Kabaka Pyramid -"Kabaka vs Pyramid" (2016)
Kabaka Pyramid’s hip-hop influences run as deep as his reggae/dancehall inspirations. Prior to making his name as a reggae sing-jay, the 2023 GRAMMY winner pursued a career as a rapper. His ability to easily shift between rapped verses and Patois-chanted lyrics with optimal dexterity is highlighted on the clever "Kabaka vs. Pyramid," a battle track from his 2016 Accurate mixtape, produced by Major Lazer’s Walshy Fire.

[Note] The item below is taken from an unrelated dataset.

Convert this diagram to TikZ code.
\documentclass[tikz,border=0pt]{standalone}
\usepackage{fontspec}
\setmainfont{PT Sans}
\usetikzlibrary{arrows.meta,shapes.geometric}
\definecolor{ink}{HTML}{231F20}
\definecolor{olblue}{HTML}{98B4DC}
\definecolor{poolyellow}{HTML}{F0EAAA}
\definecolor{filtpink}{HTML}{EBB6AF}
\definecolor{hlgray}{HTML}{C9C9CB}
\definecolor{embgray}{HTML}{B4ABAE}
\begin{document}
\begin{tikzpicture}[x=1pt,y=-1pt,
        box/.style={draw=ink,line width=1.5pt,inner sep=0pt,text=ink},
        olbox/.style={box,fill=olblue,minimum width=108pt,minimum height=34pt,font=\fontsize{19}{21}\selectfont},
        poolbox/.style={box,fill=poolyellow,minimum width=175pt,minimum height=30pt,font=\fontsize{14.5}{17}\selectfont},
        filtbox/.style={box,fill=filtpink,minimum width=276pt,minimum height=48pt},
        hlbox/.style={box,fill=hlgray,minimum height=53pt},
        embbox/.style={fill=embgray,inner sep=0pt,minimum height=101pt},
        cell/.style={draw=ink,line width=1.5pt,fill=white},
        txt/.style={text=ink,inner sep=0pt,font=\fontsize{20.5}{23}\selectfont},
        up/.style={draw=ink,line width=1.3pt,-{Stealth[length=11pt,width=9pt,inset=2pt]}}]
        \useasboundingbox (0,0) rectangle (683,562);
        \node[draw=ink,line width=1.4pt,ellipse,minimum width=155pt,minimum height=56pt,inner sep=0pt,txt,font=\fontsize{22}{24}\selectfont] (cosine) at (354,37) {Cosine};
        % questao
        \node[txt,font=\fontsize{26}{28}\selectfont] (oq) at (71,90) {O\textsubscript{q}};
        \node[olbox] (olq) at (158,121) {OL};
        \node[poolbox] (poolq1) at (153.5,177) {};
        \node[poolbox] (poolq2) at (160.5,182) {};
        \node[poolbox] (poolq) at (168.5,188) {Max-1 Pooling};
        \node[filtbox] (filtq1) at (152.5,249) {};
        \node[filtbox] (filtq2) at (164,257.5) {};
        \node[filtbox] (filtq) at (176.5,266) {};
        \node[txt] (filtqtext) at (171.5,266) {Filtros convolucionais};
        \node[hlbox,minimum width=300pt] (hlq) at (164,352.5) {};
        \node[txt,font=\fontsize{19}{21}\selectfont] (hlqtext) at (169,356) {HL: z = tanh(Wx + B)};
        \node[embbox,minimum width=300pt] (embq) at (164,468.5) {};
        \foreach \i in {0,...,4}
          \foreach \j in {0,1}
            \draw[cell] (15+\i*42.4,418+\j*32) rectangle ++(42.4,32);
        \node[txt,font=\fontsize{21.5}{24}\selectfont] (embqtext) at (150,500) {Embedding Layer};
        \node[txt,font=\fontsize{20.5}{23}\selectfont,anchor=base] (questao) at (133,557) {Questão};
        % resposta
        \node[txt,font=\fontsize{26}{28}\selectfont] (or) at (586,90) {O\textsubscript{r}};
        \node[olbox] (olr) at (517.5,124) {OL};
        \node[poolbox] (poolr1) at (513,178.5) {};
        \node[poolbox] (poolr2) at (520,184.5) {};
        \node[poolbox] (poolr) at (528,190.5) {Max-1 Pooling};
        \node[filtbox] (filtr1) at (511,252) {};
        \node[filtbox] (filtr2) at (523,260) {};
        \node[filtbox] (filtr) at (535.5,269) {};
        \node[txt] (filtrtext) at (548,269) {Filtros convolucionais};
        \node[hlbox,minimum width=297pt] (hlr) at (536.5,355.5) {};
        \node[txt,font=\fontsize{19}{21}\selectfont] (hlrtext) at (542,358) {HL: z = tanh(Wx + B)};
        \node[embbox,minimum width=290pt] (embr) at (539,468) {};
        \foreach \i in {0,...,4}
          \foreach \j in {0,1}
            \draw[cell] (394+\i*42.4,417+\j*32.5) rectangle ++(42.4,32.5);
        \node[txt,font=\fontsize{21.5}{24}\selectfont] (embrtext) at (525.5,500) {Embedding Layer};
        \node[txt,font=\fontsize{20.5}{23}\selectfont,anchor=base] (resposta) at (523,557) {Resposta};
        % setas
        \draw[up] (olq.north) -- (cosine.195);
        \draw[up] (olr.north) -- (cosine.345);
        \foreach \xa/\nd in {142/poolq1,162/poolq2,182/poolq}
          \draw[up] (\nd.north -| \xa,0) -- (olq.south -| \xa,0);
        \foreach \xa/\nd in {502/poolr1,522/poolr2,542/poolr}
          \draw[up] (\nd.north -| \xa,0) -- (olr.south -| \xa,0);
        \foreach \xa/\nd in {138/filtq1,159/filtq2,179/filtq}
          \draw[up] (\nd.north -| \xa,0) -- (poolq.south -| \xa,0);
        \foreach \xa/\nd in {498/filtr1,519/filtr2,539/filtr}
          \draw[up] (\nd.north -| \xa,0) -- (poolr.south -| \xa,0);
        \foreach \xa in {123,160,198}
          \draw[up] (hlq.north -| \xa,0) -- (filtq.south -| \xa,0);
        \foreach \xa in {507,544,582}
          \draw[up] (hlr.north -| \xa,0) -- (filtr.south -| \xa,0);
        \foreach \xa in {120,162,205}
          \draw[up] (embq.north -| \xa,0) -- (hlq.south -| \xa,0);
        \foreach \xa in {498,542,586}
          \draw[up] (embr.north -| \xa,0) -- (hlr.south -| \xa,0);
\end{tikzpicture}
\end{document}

In this skirmish, Kabaka is the Jamaican deejay and Pyramid is his hip-hop alter ego. Over the beat from the Notorious B.I.G.’s classic "Gimme The Loot" (where Biggie rapped in two voices, as himself and his younger self) each persona makes their case for vocal preeminence: Pyramid tells Kabaka "you realize your whole style is rap, posing as a reggae artist, hiding the fact." Kabaka retorts, "you only vex because when me deejay mi badda dan any flippin’ rapper ‘pon the planet where mi stand upon."
Who won the battle? That’s hard to say, "but we the same person so pull it up and replay."
Runkus - "Taxi: Zion" (2022)
The current generation of young Jamaican music makers have transformed decades of hip-hop/reggae blends, collabs and samples into innovative, genre-less sonics. An outstanding example from that progressive soundscape is "Taxi: Zion," by Jamaican sing-jay/songwriter/musician/producer Runkus.
Produced by British radio host Toddla T, "Taxi: Zion" is a heartfelt tribute to Runkus’ close friend, aspiring artist France Nooks, who was fatally stabbed by a taxi driver (Nooks’ voice is sampled on the track). Fluidly crisscrossing a six-minute kaleidoscopic collage of boom bap hip-hop, pulsing reggae basslines, sleek R&B and crackling dancehall beats, Runkus raps, sings and deejays with dizzying speed, asking Nooks about reggae heroes in heaven ("do you see Garnet in garments of Silk sing by the fireplace?") offers complicated considerations on seeking revenge ("we used to walk with patience now we walk with a slug") and doubting his convictions ("I lost my faith the day you met your fate"). The song is the impressive result of tradition meeting revolutionary ideas, which parallels the creation of reggae and hip-hop.